» **YOUR GOAL**
It is required that the lines from the top of the listing through the line with "const percentText = shares.map(v => v + '%');" be reproduced exactly, excluding pictures.

━━━ DATA SECTION ━━━

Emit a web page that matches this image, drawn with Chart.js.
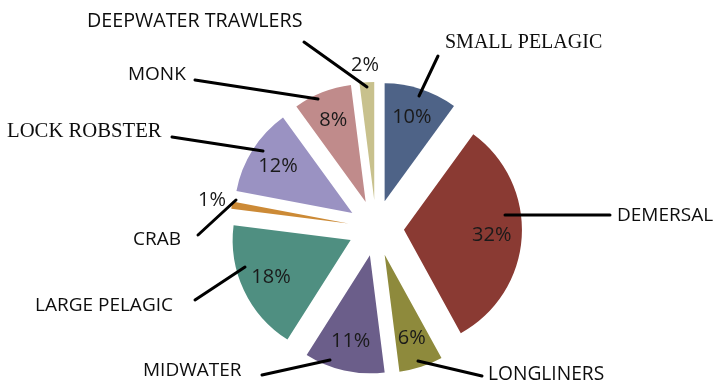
<!DOCTYPE html>
<html>
<head>
<meta charset="utf-8">
<script src="https://cdn.jsdelivr.net/npm/chart.js@4"></script>
<style>
html,body{margin:0;padding:0;background:#fff;}
#wrap{width:720px;height:389px;position:relative;}
</style>
</head>
<body>
<div id="wrap"><canvas id="c"></canvas></div>
<script>
// ---- data ----
const categories = ['SMALL PELAGIC','DEMERSAL','LONGLINERS','MIDWATER','LARGE PELAGIC','CRAB','LOCK ROBSTER','MONK','DEEPWATER TRAWLERS'];
const shares = [10, 32, 6, 11, 18, 1, 12, 8, 2];
const percentText = shares.map(v => v + '%');

// ---- styles / layout ----
const sliceColors = ['#4e6387','#8a3a33','#8e8a3c','#6b5e8a','#4f8f81','#cc8a36','#9a92c2','#c08b8b','#c8c18d'];
const EXPLODE = 28;
const PCT_DIST = 88;
const SANS = '"Open Sans", sans-serif';
const SERIF = '"Liberation Serif", "Times New Roman", serif';
const labelLayout = [
  {x:445, y:43,  font:'20px ' + SERIF,   line:[438,56,419,96]},
  {x:617, y:216, font:'19px ' + SANS,    line:[505,215,610,215]},
  {x:488, y:375, font:'19.2px ' + SANS,  line:[418,361,482,376]},
  {x:143, y:371, font:'19px ' + SANS,    line:[262,375,330,360]},
  {x:35,  y:306, font:'19px ' + SANS,    line:[195,300,245,267]},
  {x:133, y:240, font:'19px ' + SANS,    line:[198,235,236,200]},
  {x:7,   y:132, font:'20.7px ' + SERIF, line:[172,137,263,151]},
  {x:128, y:75,  font:'19px ' + SANS,    line:[195,80,318,99]},
  {x:87,  y:21,  font:'19.7px ' + SANS,  line:[304,42,367,87]}
];
const outsidePct = {5:[212,200], 8:[365,65]};

// explode every slice outward along its bisector
const origArcDraw = Chart.ArcElement.prototype.draw;
Chart.ArcElement.prototype.draw = function(ctx){
  const half = (this.startAngle + this.endAngle) / 2;
  ctx.save();
  ctx.translate(Math.cos(half) * EXPLODE, Math.sin(half) * EXPLODE);
  origArcDraw.call(this, ctx);
  ctx.restore();
};

const labelPlugin = {
  id: 'pieLabels',
  afterDatasetsDraw(chart){
    const ctx = chart.ctx;
    const meta = chart.getDatasetMeta(0);
    ctx.save();
    // leader lines
    ctx.strokeStyle = '#000';
    ctx.lineWidth = 3;
    ctx.lineCap = 'round';
    labelLayout.forEach(l => {
      ctx.beginPath();
      ctx.moveTo(l.line[0], l.line[1]);
      ctx.lineTo(l.line[2], l.line[3]);
      ctx.stroke();
    });
    // category names
    ctx.fillStyle = '#0d0d0d';
    ctx.textBaseline = 'middle';
    ctx.textAlign = 'left';
    categories.forEach((c, i) => {
      const l = labelLayout[i];
      ctx.font = l.font;
      ctx.fillText(c, l.x, l.y);
    });
    // percentages
    ctx.font = '20px ' + SANS;
    ctx.textAlign = 'center';
    ctx.fillStyle = '#1a1a1a';
    meta.data.forEach((arc, i) => {
      let px, py;
      if (outsidePct[i]) { px = outsidePct[i][0]; py = outsidePct[i][1]; }
      else {
        const half = (arc.startAngle + arc.endAngle) / 2;
        const d = EXPLODE + PCT_DIST;
        px = arc.x + Math.cos(half) * d;
        py = arc.y + Math.sin(half) * d;
      }
      ctx.fillText(percentText[i], px, py);
    });
    ctx.restore();
  }
};

new Chart(document.getElementById('c'), {
  type: 'pie',
  data: {
    labels: categories,
    datasets: [{
      data: shares,
      backgroundColor: sliceColors,
      borderWidth: 0
    }]
  },
  options: {
    responsive: true,
    maintainAspectRatio: false,
    animation: false,
    layout: { padding: { top: 110, bottom: 43, left: 32, right: 0 } },
    plugins: { legend: { display: false }, tooltip: { enabled: false }, title: { display: false } }
  },
  plugins: [labelPlugin]
});
</script>
</body>
</html>
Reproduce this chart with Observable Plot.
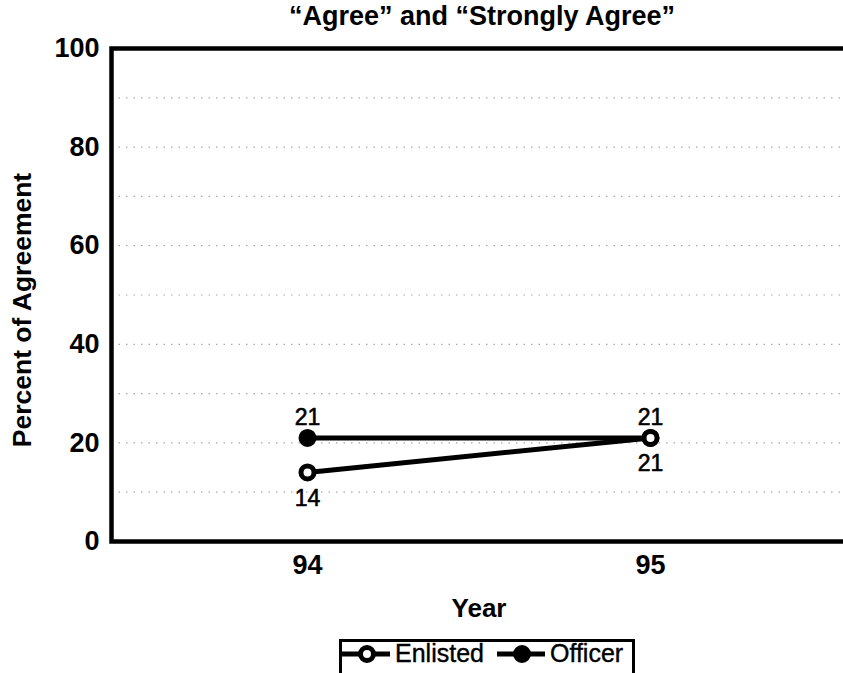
<!DOCTYPE html>
<html>
<head>
<meta charset="utf-8">
<script src="https://cdn.jsdelivr.net/npm/d3@7"></script>
<script src="https://cdn.jsdelivr.net/npm/@observablehq/plot@0.6"></script>
<style>
  html, body { margin: 0; padding: 0; background: #fff; overflow: hidden; }
  body { position: relative; width: 843px; height: 673px; font-family: "Liberation Sans", Arial, sans-serif; }
  #title { position: absolute; left: 111px; top: 0; width: 742px; height: 32px; line-height: 32px; text-align: center;
    font-weight: bold; font-size: 27px; color: #000; }
  #chart { position: absolute; left: 0; top: 30px; }
  #legend { position: absolute; left: 339px; top: 639px; width: 290px; height: 40px; border: 3px solid #000; box-sizing: content-box;
    display: flex; align-items: flex-start; font-size: 25px; color: #000; -webkit-text-stroke: 0.4px #000; }
  #legend .item { display: flex; align-items: center; height: 29px; margin-top: -3px; }
  #legend svg { display: block; }
</style>
</head>
<body>
<div id="title">“Agree” and “Strongly Agree”</div>
<div id="chart"></div>
<div id="legend"></div>
<script>
const years = ["94", "95"];
const seriesNames = ["Enlisted", "Officer"];
const enlistedValues = [14, 21];
const officerValues = [21, 21];
const yTicks = [0, 20, 40, 60, 80, 100];
const gridValues = [10, 20, 30, 40, 50, 60, 70, 80, 90];
const yLabel = "Percent of Agreement";
const xLabel = "Year";

// Officer first so Enlisted markers draw on top
const data = [];
years.forEach((yr, i) => {
  data.push({year: yr, value: officerValues[i], group: "Officer"});
});
years.forEach((yr, i) => {
  data.push({year: yr, value: enlistedValues[i], group: "Enlisted"});
});
const officerData = data.filter(d => d.group === "Officer");
const enlistedData = data.filter(d => d.group === "Enlisted");

const chart = Plot.plot({
  width: 843,
  height: 600,
  marginLeft: 111,
  marginRight: -3,
  marginTop: 18,
  marginBottom: 89,
  style: {background: "transparent", fontFamily: "'Liberation Sans', Arial, sans-serif", color: "#000"},
  x: {type: "point", domain: years, padding: 0.57},
  y: {domain: [0, 100]},
  marks: [
    Plot.ruleY(gridValues, {stroke: "#aaa", strokeWidth: 1.2, strokeDasharray: "1.5 6"}),
    Plot.frame({stroke: "#000", strokeWidth: 4.5}),
    Plot.axisY({ticks: yTicks, tickSize: 0, tickPadding: 12, fontSize: 27, fontWeight: "bold", label: null}),
    Plot.axisX({tickSize: 0, tickPadding: 13, fontSize: 27, fontWeight: "bold", label: null}),
    Plot.text([xLabel], {text: d => d, frameAnchor: "bottom", dy: 75, fontSize: 26, fontWeight: "bold"}),
    Plot.text([yLabel], {text: d => d, frameAnchor: "left", textAnchor: "middle", rotate: -90, dx: -89, dy: 15,
      fontSize: 26.5, fontWeight: "bold"}),
    Plot.line(data, {x: "year", y: "value", z: "group", stroke: "#000", strokeWidth: 5}),
    Plot.dot(data, {x: "year", y: "value", r: 6.5, stroke: "#000", strokeWidth: 5,
      fill: d => d.group === "Officer" ? "#000" : "#fff"}),
    Plot.text(officerData, {x: "year", y: "value", text: d => String(d.value), dy: -20, fontSize: 23,
      fill: "#000", stroke: "#000", strokeWidth: 0.6}),
    Plot.text(enlistedData, {x: "year", y: "value", text: d => String(d.value), dy: 26, fontSize: 23,
      fill: "#000", stroke: "#000", strokeWidth: 0.6})
  ]
});
document.getElementById("chart").appendChild(chart);

// Legend
const legend = document.getElementById("legend");
seriesNames.forEach((name, i) => {
  const item = document.createElement("div");
  item.className = "item";
  const sw = d3.create("svg").attr("width", 48).attr("height", 24);
  sw.append("line").attr("x1", 0).attr("x2", 48).attr("y1", 12).attr("y2", 12)
    .attr("stroke", "#000").attr("stroke-width", 5);
  sw.append("circle").attr("cx", 25).attr("cy", 12).attr("r", 6.5)
    .attr("stroke", "#000").attr("stroke-width", 5)
    .attr("fill", name === "Officer" ? "#000" : "#fff");
  item.appendChild(sw.node());
  const label = document.createElement("span");
  label.textContent = name;
  label.style.marginLeft = "5px";
  item.appendChild(label);
  if (i === 0) item.style.marginRight = "13px";
  legend.appendChild(item);
});
</script>
</body>
</html>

━━━

» **FINAL ANSWER**
Emit a web page that matches this image, drawn with Chart.js.
<!DOCTYPE html>
<html>
<head>
<meta charset="utf-8">
<script src="https://cdn.jsdelivr.net/npm/chart.js@4"></script>
<style>
html,body{margin:0;padding:0;background:#fff;}
#wrap{width:720px;height:389px;position:relative;}
</style>
</head>
<body>
<div id="wrap"><canvas id="c"></canvas></div>
<script>
// ---- data ----
const categories = ['SMALL PELAGIC','DEMERSAL','LONGLINERS','MIDWATER','LARGE PELAGIC','CRAB','LOCK ROBSTER','MONK','DEEPWATER TRAWLERS'];
const shares = [10, 32, 6, 11, 18, 1, 12, 8, 2];
const percentText = shares.map(v => v + '%');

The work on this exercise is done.